I have your rub recipe bookmarked and it will be the next one I try.
SD
Quote from: deb415611 on July 06, 2008, 04:31:25 AM
Habs,
Did you use Lawry's seasoned salt in it or another brand?
Deb
Yes. I went with the Lawry's, I believe that what makes this rub have a unique flavor.
KyNola;
I will add this to the recipe site.
This rub recipe does look good. I almost made some this weekend but didn't have the Lawry's. I'll have to pick some up for next weekend.
Thanks Habs, my wife is so very excited that HER recipe is going to be on the recipe site.
KyNola
KyNola
Everybody loved the rub on the ribs! ;)
I felt the flavor of it is real good. I do prefer a little more heat but that's an easy solution. Everybody else liked it the way it is. I will definitely be using it again. Two thumbs up!
Thanks for sharing. Pass a thank you along to your wife as well. ;)
Mike
KyNola,
Thanks for the recipe.
We are going to put this on pork chops and bake / broil them tonight.
Thanks Mike,
Glad you liked it. I will certainly pass the thanks on to the wife as she is the one who found the original recipe that we tweaked up to the one you now have.
KyNola
Eight thumbs up from the FLBentRider clan!
The youngest 2 ate too many goldfish before dinner.... ::)
Thanks FLBR. So far no complaints from anyone(or at least they haven't posted them)so I feel pretty good about it.
KyNola
I mixed a little in my ground beef for my lunch burger, and my older kids picked up on the aroma.
"Dad, did you put the rub in/on your burger?"
;D
It's great on scambled eggs, this is a pretty good all around rub and seasoning.
I tried it out with some Hickory in the Bradley on some Baby backs and they were great. I went a little too heavy on the rub by caking it up but just extra tasty. Next time I will coat well, but not so thick.

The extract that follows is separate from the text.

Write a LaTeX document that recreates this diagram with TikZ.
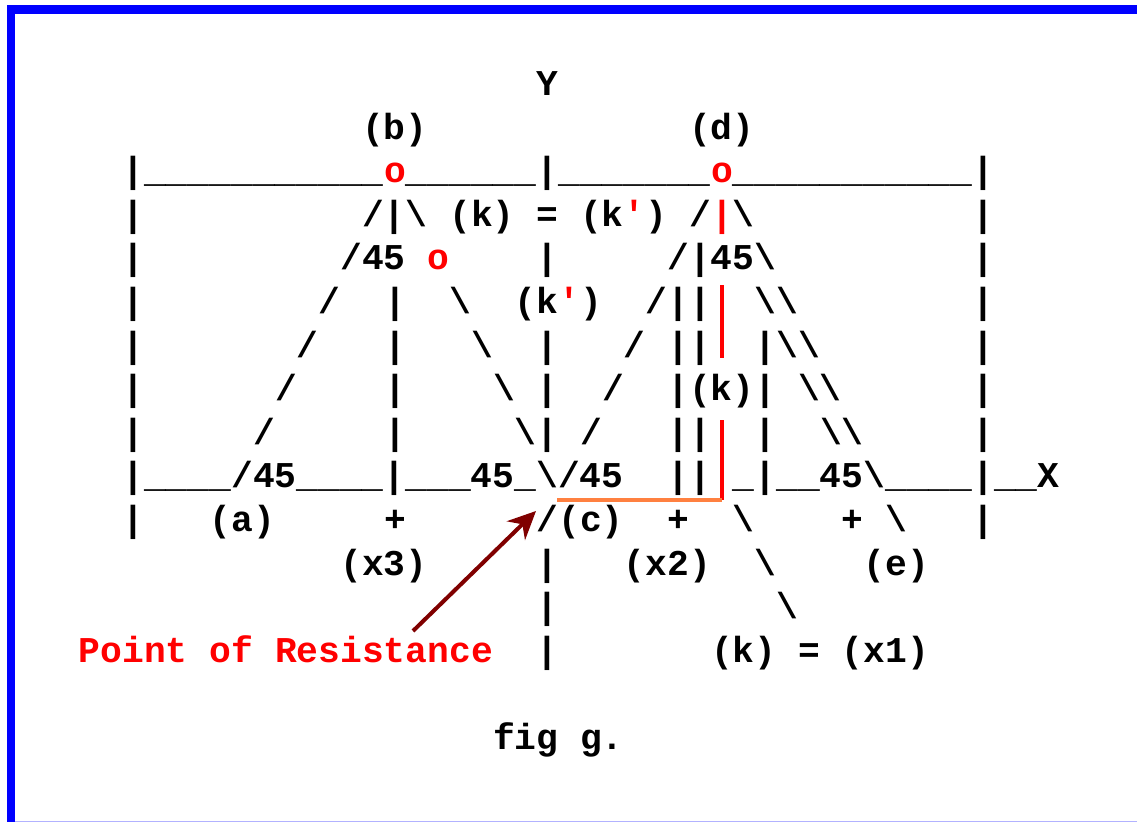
\documentclass[tikz,border=0pt]{standalone}
\usepackage{fontspec}
\newfontfamily\cour{Liberation Mono}
\usetikzlibrary{arrows.meta}
\definecolor{frameblue}{RGB}{0,0,255}
\definecolor{arrowred}{RGB}{128,0,0}
\definecolor{lineorange}{RGB}{255,128,64}
\definecolor{hlred}{RGB}{255,0,0}
\newcommand\sg[4]{\node[txt] (#1) at ({122.4+21.8*(#2)},{95.5+43.6*(#3)}) {#4};}
\newcommand\rs[4]{\node[txt,text=hlred] (#1) at ({122.4+21.8*(#2)},{95.5+43.6*(#3)}) {#4};}
\newcommand\bs{\textbackslash}
\tikzset{
  txt/.style={anchor=base west, inner sep=0pt, outer sep=0pt,
    font=\cour\bfseries\fontsize{36.3}{40}\selectfont},
  redbar/.style={draw=hlred, line width=4pt},
  orangebar/.style={draw=lineorange, line width=4pt},
  pointer/.style={draw=arrowred, line width=4pt,
    -{Stealth[length=28pt,width=26pt,inset=9pt]}}
}
\begin{document}
\begin{tikzpicture}[x=1pt,y=-1pt]
\useasboundingbox (0,0) rectangle (1137,822);
% frame
\fill[frameblue] (7,5) rectangle (15,822);
\fill[frameblue] (7,5) rectangle (1137,14);
\draw[frameblue!30, line width=1pt] (15,821.5) -- (1137,821.5);
% row 0
\sg{y0}{19}{0}{Y}
% row 1
\sg{lb}{11}{1}{(b)}
\sg{ld}{26}{1}{(d)}
% row 2
\sg{r2a}{0}{2}{|\_\_\_\_\_\_\_\_\_\_\_}
\rs{ob}{12}{2}{o}
\sg{r2b}{13}{2}{\_\_\_\_\_\_|\_\_\_\_\_\_\_}
\rs{od}{27}{2}{o}
\sg{r2c}{28}{2}{\_\_\_\_\_\_\_\_\_\_\_|}
% row 3
\sg{r3a}{0}{3}{|}
\sg{r3b}{11}{3}{/|\bs}
\sg{r3c}{15}{3}{(k)}
\sg{r3d}{19}{3}{=}
\sg{r3e}{21}{3}{(k}
\rs{r3f}{23}{3}{\textquotesingle}
\sg{r3g}{24}{3}{)}
\sg{r3h}{26}{3}{/}
\rs{r3i}{27}{3}{|}
\sg{r3j}{28}{3}{\bs}
\sg{r3k}{39}{3}{|}
% row 4
\sg{r4a}{0}{4}{|}
\sg{r4b}{10}{4}{/45}
\rs{r4c}{14}{4}{o}
\sg{r4d}{19}{4}{|}
\sg{r4e}{25}{4}{/|45\bs}
\sg{r4f}{39}{4}{|}
% row 5
\sg{r5a}{0}{5}{|}
\sg{r5b}{9}{5}{/}
\sg{r5c}{12}{5}{|}
\sg{r5d}{15}{5}{\bs}
\sg{r5e}{18}{5}{(k}
\rs{r5f}{20}{5}{\textquotesingle}
\sg{r5g}{21}{5}{)}
\sg{r5h}{24}{5}{/||}
\sg{r5i}{29}{5}{\bs\bs}
\sg{r5j}{39}{5}{|}
% row 6
\sg{r6a}{0}{6}{|}
\sg{r6b}{8}{6}{/}
\sg{r6c}{12}{6}{|}
\sg{r6d}{16}{6}{\bs}
\sg{r6e}{19}{6}{|}
\sg{r6f}{23}{6}{/}
\sg{r6g}{25}{6}{||}
\sg{r6h}{29}{6}{|\bs\bs}
\sg{r6i}{39}{6}{|}
% row 7
\sg{r7a}{0}{7}{|}
\sg{r7b}{7}{7}{/}
\sg{r7c}{12}{7}{|}
\sg{r7d}{17}{7}{\bs}
\sg{r7e}{19}{7}{|}
\sg{r7f}{22}{7}{/}
\sg{r7g}{25}{7}{|(k)|}
\sg{r7h}{31}{7}{\bs\bs}
\sg{r7i}{39}{7}{|}
% row 8
\sg{r8a}{0}{8}{|}
\sg{r8b}{6}{8}{/}
\sg{r8c}{12}{8}{|}
\sg{r8d}{18}{8}{\bs|}
\sg{r8e}{21}{8}{/}
\sg{r8f}{25}{8}{||}
\sg{r8g}{29}{8}{|}
\sg{r8h}{32}{8}{\bs\bs}
\sg{r8i}{39}{8}{|}
% row 9 (X axis)
\sg{r9a}{0}{9}{|\_\_\_\_/45\_\_\_\_|\_\_\_45\_\bs/45}
\sg{r9b}{25}{9}{||}
\sg{r9c}{28}{9}{\_|\_\_45\bs\_\_\_\_|\_\_X}
% row 10
\sg{r10a}{0}{10}{|}
\sg{la}{4}{10}{(a)}
\sg{r10b}{12}{10}{+}
\sg{lc}{19}{10}{/(c)}
\sg{r10c}{25}{10}{+}
\sg{r10d}{28}{10}{\bs}
\sg{r10e}{33}{10}{+}
\sg{r10f}{35}{10}{\bs}
\sg{r10g}{39}{10}{|}
% row 11
\sg{lx3}{10}{11}{(x3)}
\sg{r11a}{19}{11}{|}
\sg{lx2}{23}{11}{(x2)}
\sg{r11b}{29}{11}{\bs}
\sg{le}{34}{11}{(e)}
% row 12
\sg{r12a}{19}{12}{|}
\sg{r12b}{30}{12}{\bs}
% row 13
\rs{por1}{-2}{13}{Point}
\rs{por2}{4}{13}{of}
\rs{por3}{7}{13}{Resistance}
\sg{r13a}{19}{13}{|}
\sg{r13b}{27}{13}{(k)}
\sg{r13c}{31}{13}{=}
\sg{r13d}{33}{13}{(x1)}
% caption
\sg{cap1}{17}{15}{fig}
\sg{cap2}{21}{15}{g.}
% coloured lines
\coordinate (ka) at (722,285);
\coordinate (kb) at (722,358);
\coordinate (kc) at (722,420);
\coordinate (kd) at (722,500);
\coordinate (ce) at (557,500);
\draw[redbar] (ka) -- (kb);
\draw[redbar] (kc) -- (kd);
\draw[orangebar] (ce) -- (kd);
% pointer arrow
\coordinate (tail) at (413,631);
\coordinate (tip) at (536,511);
\draw[pointer] (tail) -- (tip);
\end{tikzpicture}
\end{document}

W E L C O M E to the forum landtosea!
I've put that rub on:
Chicken
Pork chops
Eggs
Pot Roast
It's been great on all!
Hi all, I just made this rub for a bunch of ribs and brisket for a family party this weekend. I was just questioning myself, if the sugar used should of been brown sugar. Well I followed the recipe as described and used regular sugar. Is everyone using white sugar in this rub? Would there be much difference in taste between brown or reg. sugar? I have been browsing this forum for over a year and just realized I wasn't a member!
I used regular (white) sugar, and made a note that for the next batch I would use brown sugar.
NJTuna,
First of all, welcome to the forum as a member. As you already know, there are so many folks on here who are so educated about all things smoking. These guys and gals teach me something everyday.
As for the rub recipe, we used white sugar although we thought about brown sugar. There is no magic to the recipe. We found the original recipe on line and tweaked it just a bit for the flavor we were looking for. Added a couple of ingredients and increased the quantity of a couple spices in the recipe my wife found on line. Brown sugar will of course work. We felt like brown sugar was not going to give us the flavor we were trying to duplicate. The neat part about recipes is if you change one ingredient in a recipe, you can claim it as your own. :D
Hope your family finds the rub enjoyable. If not,it's your recipe! ;)
KyNola
Where are my manners?
W E L C O M E to the forum NJtuna!
NJtuna;
Welcome to the forum.
I also used white sugar in this recipe. Brown sugar will give it a different taste, and during storage it will harden in the rub (unless you dry it in the oven first).
Unless I'm looking for that brown sugar flavor, I now use white sugar. I thought brown sugar was less process then white, but a year ago I learned how commercial brown sugar is made. They refine it to white sugar, then add the molasses back into it.
I've taken a liking to the granulated brown sugar for rubs. It doesn't cake up like the regular kind. Now that I am hooked on it, my store doesn't seem to have it anymore. :'(
I use turbinado sugar in most rubs now.
Since being turned on to turbinado sugar, I rarely use white or brown sugar anymore.
I used this recipe on some ribs last weekend. The only change I made was to use garlic powder instead of garlic salt. My family loved it! Thanks for posting it. It's a keeper!